Hampir enam puluh delapan tahun sudah bangsa ini merdeka. Dinamika sosial,politik,ekonomi dan budaya dicitrakan ganti berganti melalui media. Konflik sosial terjalin mesra dengan sejuta persoalan yang selalu setia menghadang seperti kawan atau lawan mengukir wajah bangsa dan negara ini. Pun demikian yang dialami masyarakat Kabupaten Sukabumi. Kebutuhan sektor energi nasional seakan boleh meletakan asa,dosa atau nafsu supaya bisa bersinergi dengan godaan keindahan alam bagi para wisatawan dan pecinta Kota Palabuhan Ratu.

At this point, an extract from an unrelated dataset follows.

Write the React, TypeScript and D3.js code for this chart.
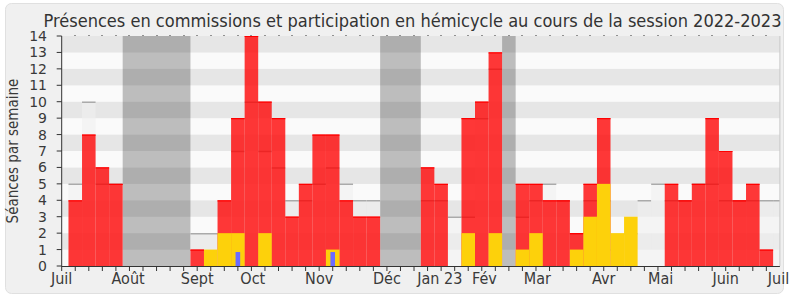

Pembangkit Listrik Tenaga Uap yang berbasis pada batu bara sekarang telah berdiri dengan senyuman penuh makna, yakni solusi kebutuhan energi nasional yang berkearifan lokal dan prikemanusian  untuk seluruh rakyat Indonesia.

Kebijakan pemerintah pusat dan dukungan pemerintah daerah  untuk pembangunaan PLTU adalah bentuk ekspresi kepedulian pada kota kabupaten yang berpenduduk kurang lebih 2,4 juta jiwa ini. Kita mesti membayangkan bahwa ini akan menjadi akar-akar kebaikan atau persoalan yang kelak melahirkan sekian banyak harapan untuk generasi yang akan datang. Setiap warga Kabupaten Sukabumi yang mayoritas berprofesi nelayan,petani,peternak dan pekebun berhak berbangga hati bahwa kedepan sungguh-sungguh akan memetik harapan indah. Bukan janji-janji palsu yang akan hadir menggetarkan hati,menelurkan benih dendam yang akan merusak toleransi dan sendi-sendi anyaman kebhinekaan yang sudah sekian lama telah dirajut oleh pahlawan-pahlawan jiwa bangsa ini.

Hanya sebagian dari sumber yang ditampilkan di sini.